De outro modo, se o transportador fosse verdadeiramente independente, sua racionalidade econômica seria no sentido de maximizar o uso da capacidade da rede, permitindo, e mesmo incentivando, o acesso de terceiros onde houvesse capacidade disponível ou ociosa.

Corrobora o exposto o comportamento do carregador dominante no setor - a Petrobras, que, utilizando-se de seu predomínio sobre a propriedade da infra-estrutura de dutos, busca erguer barreiras à entrada de novos atores no fornecimento de gás natural, com o objetivo de proteger e aumentar seus interesses de reserva de mercado.

-------------------------------------------------------------------------------- É urgente que se aproveite a oportunidade aberta com a discussão da Lei do Gás Natural no Congresso para se corrigir as falhas --------------------------------------------------------------------------------

Nesse sentido, deve-se remeter à constituição das firmas transportadoras da malha nacional, com autorizações de construção e/ou operação emitidas pela Agência Nacional do Petróleo, Gás Natural e Biocombustíveis - ANP. De um total de 12 transportadoras constituídas, seis foram estruturadas com participação acionária majoritária da Petrobras e três com participação de até 50% de capital acionário desta estatal.

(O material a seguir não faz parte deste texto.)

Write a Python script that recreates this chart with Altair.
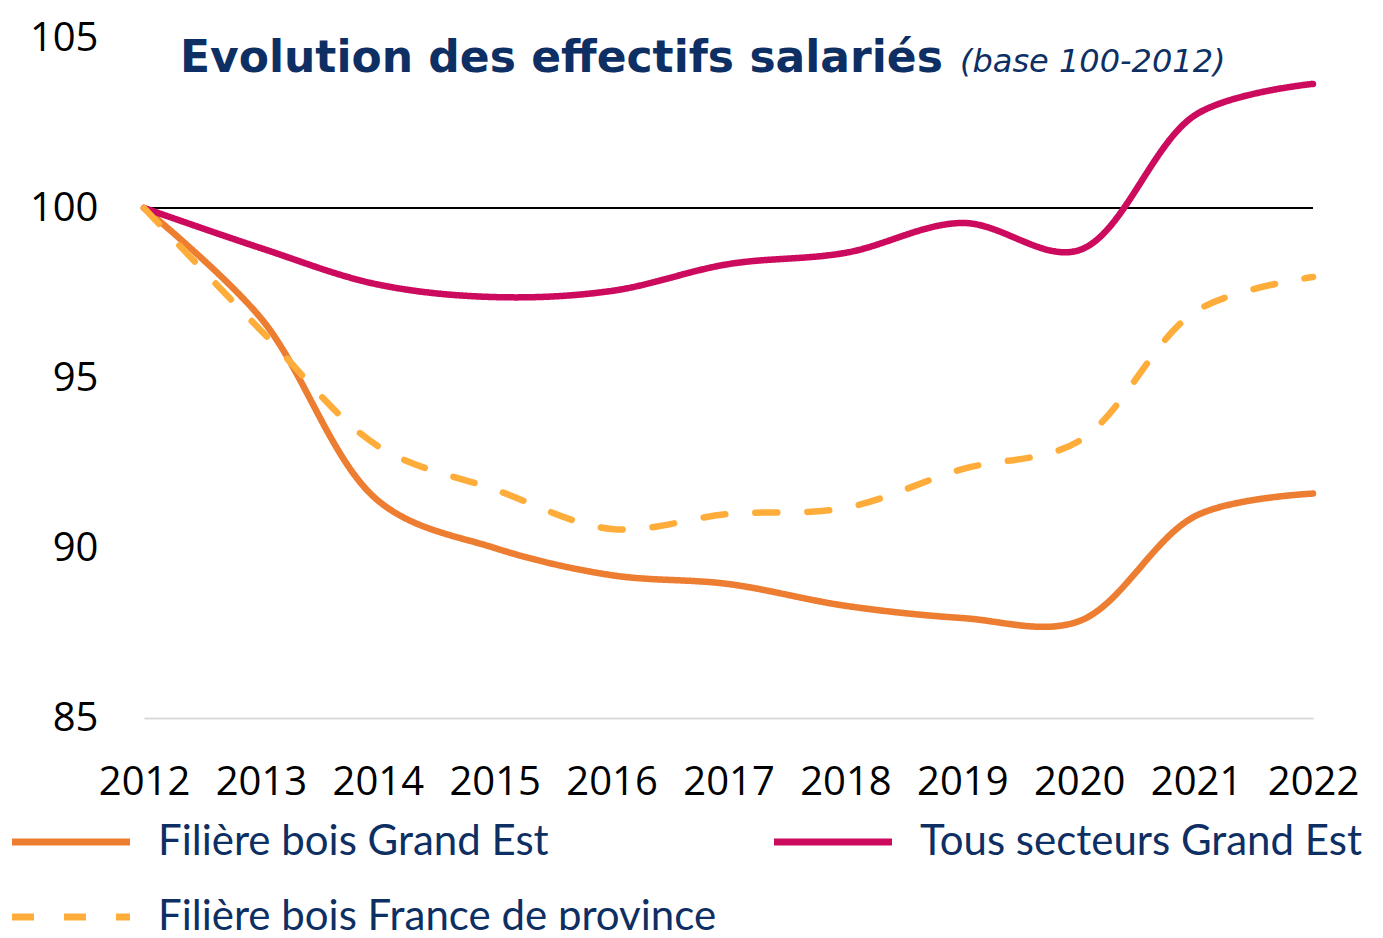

Cumpre mencionar, ademais, o exemplo das firmas atuantes no segmento de E&P, que, não conseguindo competir no segmento downstream, em razão das dificuldades de acesso, e não sendo a atividade de comercialização seu core business, acabam sendo obrigadas a vender o gás produzido apenas para a Petrobras.

Vale advertir, dado o observado, que as ações das transportadoras subsidiárias da estatal petrolífera, operando de acordo com as diretrizes empresariais de sua proprietária, não condizem com as de um transportador independente, que, como visto, persegue a utilização ótima de suas instalações e, assim, a maximização de seus lucros. Mas, ao invés disso, retrata um comportamento que reflete muito mais receio do que predisposição à uma atuação competitiva da estatal na atividade de transporte de gás natural, revelando uma estratégia de reforço e propagação de seu domínio por toda a cadeia de valor desta indústria.

Por fim, cabe aludir ao fato de que, em virtude do comportamento estratégico adotado pela Petrobras - constituindo diversas firmas transportadoras subsidiárias -, algumas destas acabam por operar o mesmo trecho físico da rede dutoviária de escoamento de gás natural. Por esta razão, o ente regulador torna-se obrigado a realizar mais de um Concurso Público de Alocação de Capacidade (CPAC) para a mesma malha de gasodutos, ao invés da opção mais razoável de se adotar um único procedimento legal para a ampliação e/ou construção de novos dutos.

Dessa forma, para fins exemplificativos, tem-se que: em havendo uma descoberta de gás natural na Bacia de Campos e o carregador desejar comercializá-lo junto a uma distribuidora localizada na região Nordeste, o mesmo deverá solicitar livre acesso ou manifestar interesse em adquirir capacidade de transporte firme em, no mínimo, três transportadoras. Ou seja, o carregador precisará firmar contratos de serviço de transporte firme (com vistas a simplificar o exemplo, não se está considerando o período de exclusividade de seis anos, garantido pela Resolução ANP nº 27/05, para os projetos em processo de licenciamento ambiental ou de declaração de utilidade pública na data de publicação deste regulamento) com a Transportadora Gasene S.A., operadora do duto Cabiúnas-Vitória e Cacimbas-Catu; com a Transportadora Capixaba de Gás S.A. - TCG, operadora do duto Cacimbas-Vitória; e com o Consórcio Malhas Nordeste Sudeste, que opera o duto ao longo do município de Catu, na Bahia, até o Estado do Ceará.

As dificuldades de coordenação deste processo, bem como os custos associados à formalização dos contratos de serviço de transporte firme, por certo, inibem qualquer potencial agente a entrar no mercado de fornecimento de gás natural.

Visto está, portanto, a atuação deliberada do Sistema Petrobras no sentido de dificultar a competição no suprimento deste energético. É, pois, urgente que se aproveite a oportunidade aberta, com a discussão da Lei do Gás Natural no Congresso, para se corrigir as falhas na regulamentação vigente, inserindo os mecanismos adequados à promoção de eficiência nos segmentos de monopólio natural - dessa forma prevenindo abusos de poder de mercado - e à promoção de competição nos segmentos potencialmente competitivos.